**GIVEN DATA**
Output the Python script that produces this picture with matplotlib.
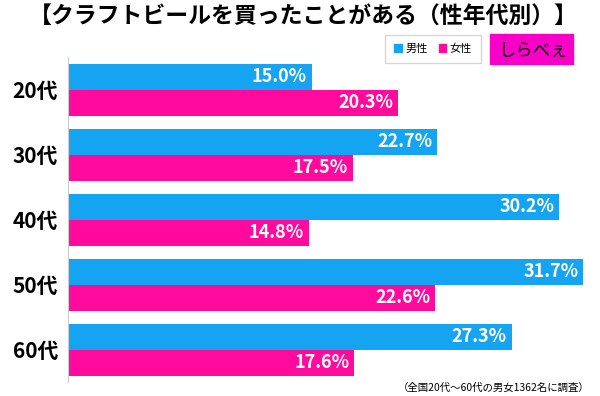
import matplotlib
matplotlib.use("Agg")
import matplotlib.pyplot as plt
from matplotlib.patches import Patch, Rectangle
import numpy as np

plt.rcParams["font.family"] = ["Noto Sans CJK JP", "DejaVu Sans"]

# data
ages = ["20代", "30代", "40代", "50代", "60代"]
male = [15.0, 22.7, 30.2, 31.7, 27.3]
female = [20.3, 17.5, 14.8, 22.6, 17.6]

title = "【クラフトビールを買ったことがある（性年代別）】"
note = "（全国20代〜60代の男女1362名に調査）"

blue = "#14A4F2"
pink = "#FF0A9C"

fig = plt.figure(figsize=(6, 3.96), dpi=100)
ax = fig.add_axes([68 / 600, 14 / 396, 530 / 600, 325 / 396])

y = np.arange(len(ages))
h = 0.4
bm = ax.barh(y - h / 2, male, height=h, color=blue)
bf = ax.barh(y + h / 2, female, height=h, color=pink)

for bars, vals in ((bm, male), (bf, female)):
    for b, v in zip(bars, vals):
        ax.text(b.get_width() - 0.3, b.get_y() + b.get_height() / 2, f"{v:.1f}%",
                ha="right", va="center", color="white", fontsize=13,
                fontweight="bold")

ax.set_xlim(0, 32.6)
ax.set_ylim(len(ages) - 0.5, -0.5)
ax.set_xticks([])
ax.set_yticks(y)
ax.set_yticklabels(ages, fontsize=15, fontweight="bold")
ax.tick_params(axis="y", length=0, pad=7)
for s in ("top", "right", "bottom"):
    ax.spines[s].set_visible(False)
ax.spines["left"].set_color("#cccccc")

fig.text(0.505, 1 - 17 / 396, title, ha="center", va="center",
         fontsize=16.5, fontweight="bold")

handles = [Patch(color=blue, label="男性"), Patch(color=pink, label="女性")]
fig.legend(handles=handles, loc="center", bbox_to_anchor=(433 / 600, 1 - 49 / 396),
           ncol=2, fontsize=8, frameon=True, fancybox=False, edgecolor="#cccccc",
           handlelength=0.7, handleheight=0.7, handletextpad=0.3,
           columnspacing=1.0, borderpad=0.8)

# logo
fig.patches.append(Rectangle((490 / 600, 1 - 64 / 396), 83 / 600, 30 / 396,
                             transform=fig.transFigure, color="#F900C9"))
fig.text(534 / 600, 1 - 51 / 396, "しらべぇ", ha="center", va="center",
         fontsize=12.5, color="black")

fig.text(590 / 600, 1 - 388 / 396, note, ha="right", va="center", fontsize=7.5)

fig.savefig("out.png", dpi=100)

**WHAT TO DO**
Output each line exactly; omit every picture.

**THE ANSWER**
Output the Python script that produces this picture with matplotlib.
import matplotlib
matplotlib.use("Agg")
import matplotlib.pyplot as plt
from matplotlib.patches import Patch, Rectangle
import numpy as np

plt.rcParams["font.family"] = ["Noto Sans CJK JP", "DejaVu Sans"]

# data
ages = ["20代", "30代", "40代", "50代", "60代"]
male = [15.0, 22.7, 30.2, 31.7, 27.3]
female = [20.3, 17.5, 14.8, 22.6, 17.6]

title = "【クラフトビールを買ったことがある（性年代別）】"
note = "（全国20代〜60代の男女1362名に調査）"

blue = "#14A4F2"
pink = "#FF0A9C"

fig = plt.figure(figsize=(6, 3.96), dpi=100)
ax = fig.add_axes([68 / 600, 14 / 396, 530 / 600, 325 / 396])

y = np.arange(len(ages))
h = 0.4
bm = ax.barh(y - h / 2, male, height=h, color=blue)
bf = ax.barh(y + h / 2, female, height=h, color=pink)

for bars, vals in ((bm, male), (bf, female)):
    for b, v in zip(bars, vals):
        ax.text(b.get_width() - 0.3, b.get_y() + b.get_height() / 2, f"{v:.1f}%",
                ha="right", va="center", color="white", fontsize=13,
                fontweight="bold")

ax.set_xlim(0, 32.6)
ax.set_ylim(len(ages) - 0.5, -0.5)
ax.set_xticks([])
ax.set_yticks(y)
ax.set_yticklabels(ages, fontsize=15, fontweight="bold")
ax.tick_params(axis="y", length=0, pad=7)
for s in ("top", "right", "bottom"):
    ax.spines[s].set_visible(False)
ax.spines["left"].set_color("#cccccc")

fig.text(0.505, 1 - 17 / 396, title, ha="center", va="center",
         fontsize=16.5, fontweight="bold")

handles = [Patch(color=blue, label="男性"), Patch(color=pink, label="女性")]
fig.legend(handles=handles, loc="center", bbox_to_anchor=(433 / 600, 1 - 49 / 396),
           ncol=2, fontsize=8, frameon=True, fancybox=False, edgecolor="#cccccc",
           handlelength=0.7, handleheight=0.7, handletextpad=0.3,
           columnspacing=1.0, borderpad=0.8)

# logo
fig.patches.append(Rectangle((490 / 600, 1 - 64 / 396), 83 / 600, 30 / 396,
                             transform=fig.transFigure, color="#F900C9"))
fig.text(534 / 600, 1 - 51 / 396, "しらべぇ", ha="center", va="center",
         fontsize=12.5, color="black")

fig.text(590 / 600, 1 - 388 / 396, note, ha="right", va="center", fontsize=7.5)

fig.savefig("out.png", dpi=100)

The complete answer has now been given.